Since Obama was clearly a natural-born citizen, the rumor had to adapt. The next incarnation had Obama holding Kenyan as well as U.S. citizenship. If that didn’t make him ineligible to be president, it at least portrayed him as somewhat…foreign, which could be offputting to some voters. We nipped that one in the bud, too.

The newest falsehood goes like this: Obama was legally adopted by his stepfather, Lolo Soetoro, and thus lost his American citizenship in favor of Indonesian citizenship. Sorry, that’s bogus, too. Because Obama was born in the U.S., he could not lose his citizenship as a child. It could be revoked only if he became a citizen of another country as an adult, and if that country didn’t permit dual citizenship. A glance at the relevant statute shows that all the conditions for loss of nationality are reserved for people over 18 — except for treason, fighting for a hostile army and formal renunciation of citizenship, all of which Obama was a bit young for at age 6. In two of those cases, his citizenship still would have been safe as long as he affirmed it when he turned 18. (Loss of citizenship for treason has no exemptions.)

We’ve even seen a rather jaw-dropping variant that holds that Obama can’t be a citizen because he was born to a teenage mother. Don’t fall for this one, either. Its rationale involves a lot of hand-waving and some twisting of a law that doesn’t apply to people born in the United States (section G here). It’s just another example of a rumor scrambling for a foothold.

Anonymous said...

What's this all about? Would anyone be asking if he is a citizen or not if he did not look different than they look? When was the last time anyone has questioned the citizenship for someone running for president? I don't remember it and I have been voting for a long time.

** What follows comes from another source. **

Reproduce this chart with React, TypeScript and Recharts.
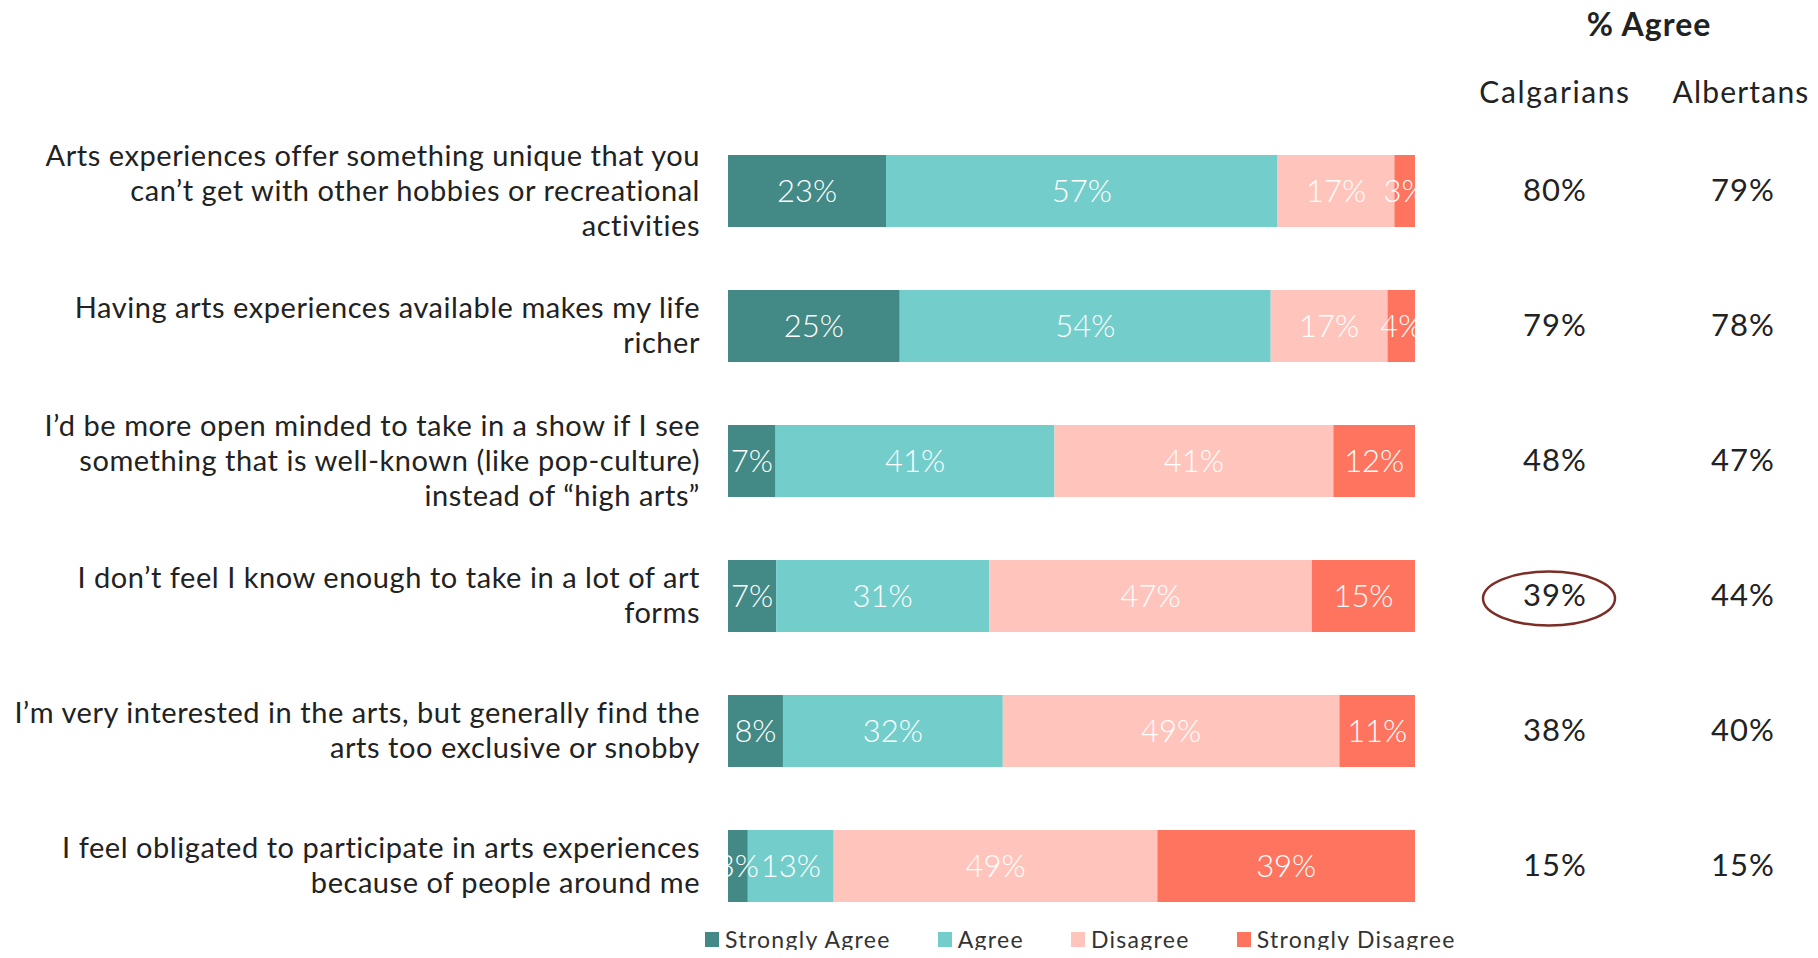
import React from 'react'
import { BarChart, Bar, XAxis, YAxis, LabelList, Legend } from 'recharts'

const statements = [
  'Arts experiences offer something unique that you\ncan’t get with other hobbies or recreational\nactivities',
  'Having arts experiences available makes my life\nricher',
  'I’d be more open minded to take in a show if I see\nsomething that is well-known (like pop-culture)\ninstead of “high arts”',
  'I don’t feel I know enough to take in a lot of art\nforms',
  'I’m very interested in the arts, but generally find the\narts too exclusive or snobby',
  'I feel obligated to participate in arts experiences\nbecause of people around me',
]
const stronglyAgree = [23, 25, 7, 7, 8, 3]
const agree = [57, 54, 41, 31, 32, 13]
const disagree = [17, 17, 41, 47, 49, 49]
const stronglyDisagree = [3, 4, 12, 15, 11, 39]
const calgarians = [80, 79, 48, 39, 38, 15]
const albertans = [79, 78, 47, 44, 40, 15]
const circled = 3 // Calgarians value that is ringed

const series = [
  { key: 'sa', name: 'Strongly Agree', color: '#438A86' },
  { key: 'a', name: 'Agree', color: '#73CECB' },
  { key: 'd', name: 'Disagree', color: '#FFC5BC' },
  { key: 'sd', name: 'Strongly Disagree', color: '#FF745E' },
]

const data = statements.map((name, i) => ({
  name,
  sa: stronglyAgree[i],
  a: agree[i],
  d: disagree[i],
  sd: stronglyDisagree[i],
}))

const FONT = 'Lato, "Noto Sans", sans-serif'
const TEXT = '#222222'

const StatementTick = (props: any) => {
  const { x, y, payload } = props
  const lines = String(payload.value).split('\n')
  const lh = 35
  const start = y - ((lines.length - 1) * lh) / 2
  return (
    <text x={x} y={start} textAnchor="end" fill={TEXT} fontSize={29} letterSpacing={0.55} fontFamily={FONT}>
      {lines.map((l, i) => (
        <tspan key={i} x={x} y={start + i * lh} dy="0.35em">
          {l}
        </tspan>
      ))}
    </text>
  )
}

const AgreeTick = (props: any) => {
  const { x, y, index } = props
  return (
    <g fontFamily={FONT} fontSize={31} fill={TEXT} letterSpacing={1}>
      <text x={x + 140} y={y} dy="0.35em" textAnchor="middle">{calgarians[index]}%</text>
      <text x={x + 328} y={y} dy="0.35em" textAnchor="middle">{albertans[index]}%</text>
      {index === circled && (
        <ellipse cx={x + 134} cy={y + 3} rx={66} ry={27} fill="none" stroke="#7B2D26" strokeWidth={2.5} />
      )}
    </g>
  )
}

const HeaderLabel = (props: any) => {
  const { x, y } = props.viewBox
  return (
    <g fontFamily={FONT} fill={TEXT}>
      <text x={x + 234} y={y - 98} dy="0.35em" textAnchor="middle" fontSize={32} fontWeight={700} letterSpacing={1}>% Agree</text>
      <text x={x + 140} y={y - 31} dy="0.35em" textAnchor="middle" fontSize={30} letterSpacing={1.6}>Calgarians</text>
      <text x={x + 326} y={y - 31} dy="0.35em" textAnchor="middle" fontSize={30} letterSpacing={1.2}>Albertans</text>
    </g>
  )
}

const LegendContent = () => (
  <div style={{ display: 'flex', alignItems: 'center', height: 12, fontFamily: FONT, fontSize: 23, lineHeight: '24px', color: '#333', letterSpacing: 1.3 }}>
    {series.map((s) => (
      <div key={s.key} style={{ display: 'flex', alignItems: 'center', marginRight: 47 }}>
        <span style={{ width: 14, height: 15, background: s.color, marginRight: 6, display: 'inline-block' }} />
        <span>{s.name}</span>
      </div>
    ))}
  </div>
)

export default function App() {
  return (
    <BarChart
      width={1802}
      height={942}
      data={data}
      layout="vertical"
      stackOffset="expand"
      barSize={72}
      margin={{ top: 115, right: 0, bottom: 5, left: 0 }}
    >
      <XAxis type="number" domain={[0, 1]} hide />
      <YAxis
        yAxisId="left"
        type="category"
        dataKey="name"
        width={720}
        tickLine={false}
        axisLine={false}
        tickSize={0}
        tickMargin={28}
        tick={<StatementTick />}
        interval={0}
      />
      <YAxis
        yAxisId="right"
        orientation="right"
        type="category"
        dataKey="name"
        width={395}
        tickLine={false}
        axisLine={false}
        tickSize={0}
        tickMargin={0}
        tick={<AgreeTick />}
        interval={0}
        label={<HeaderLabel />}
      />
      <Legend
        verticalAlign="bottom"
        align="left"
        content={<LegendContent />}
        wrapperStyle={{ left: 697, width: 'auto' }}
      />
      {series.map((s) => (
        <Bar key={s.key} yAxisId="left" dataKey={s.key} name={s.name} stackId="1" fill={s.color} isAnimationActive={false}>
          <LabelList
            dataKey={s.key}
            position="center"
            fill="#ffffff"
            fontSize={31}
            fontWeight={300}
            fontFamily={FONT}
            formatter={(v: any) => `${v}%`}
          />
        </Bar>
      ))}
    </BarChart>
  )
}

If we are going to have president prove proof them are really American citizens, then what about the other candidate?

John McCain was born in Panama at a time before the law was changed to clearly include him as a natural born citizen.

Recently his Senate colleges were so concerned about his legal status to run for President, that they passed a non-binding resolution to submit on his behalf in case a suit was filed in a US court to stop his run for the Presidency on the grounds that he was not a natural born citizen. This Senate resolution would make it seem based on the view of the lawmakers in the Senate that John McCain has more to worry about in regards to being able to prove his natural born citizenship (based on the laws on the books when John McCain was born) than Barack Obama does.

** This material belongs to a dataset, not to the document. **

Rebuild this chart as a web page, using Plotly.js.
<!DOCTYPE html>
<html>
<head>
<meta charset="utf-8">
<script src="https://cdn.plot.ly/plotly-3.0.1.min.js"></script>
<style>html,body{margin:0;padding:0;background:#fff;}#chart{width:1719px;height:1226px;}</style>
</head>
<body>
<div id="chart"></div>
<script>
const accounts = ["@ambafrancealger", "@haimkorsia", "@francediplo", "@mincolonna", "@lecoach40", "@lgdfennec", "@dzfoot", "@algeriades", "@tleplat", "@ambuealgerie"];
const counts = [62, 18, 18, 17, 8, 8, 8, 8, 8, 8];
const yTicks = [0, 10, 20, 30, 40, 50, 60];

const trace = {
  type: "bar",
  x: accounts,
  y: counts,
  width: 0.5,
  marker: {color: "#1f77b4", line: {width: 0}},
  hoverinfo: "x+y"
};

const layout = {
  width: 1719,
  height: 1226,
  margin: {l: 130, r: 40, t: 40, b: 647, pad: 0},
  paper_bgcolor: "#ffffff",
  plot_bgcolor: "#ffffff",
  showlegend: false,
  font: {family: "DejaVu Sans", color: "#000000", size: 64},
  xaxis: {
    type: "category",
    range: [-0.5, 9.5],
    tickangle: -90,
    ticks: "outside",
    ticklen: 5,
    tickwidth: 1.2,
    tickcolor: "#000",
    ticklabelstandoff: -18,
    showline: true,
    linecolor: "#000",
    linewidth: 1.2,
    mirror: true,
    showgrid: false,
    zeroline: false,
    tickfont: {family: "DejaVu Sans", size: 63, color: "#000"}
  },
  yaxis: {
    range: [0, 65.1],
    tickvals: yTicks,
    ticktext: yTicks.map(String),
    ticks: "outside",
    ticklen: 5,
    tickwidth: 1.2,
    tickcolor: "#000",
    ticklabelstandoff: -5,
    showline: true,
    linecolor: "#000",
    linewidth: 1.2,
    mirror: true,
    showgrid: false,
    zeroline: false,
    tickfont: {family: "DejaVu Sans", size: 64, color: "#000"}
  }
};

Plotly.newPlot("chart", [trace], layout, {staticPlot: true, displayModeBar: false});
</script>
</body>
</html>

Sure he was a naval aviator and POW that suffered for this country, but many foreign nationals fight for this country every day. If they want to become citizens they have to take a citizen test to get their citizenship and they are not eligible to run for President.

Since no one has challenged McCain it appears that both of the sitting Senators have been properly vetted by various government agencies (Dept of State - passport, DOJ - security clearance, etc) and it is unlikely that the Supreme Court would decide that all of the other government agencies have failed to do their jobs.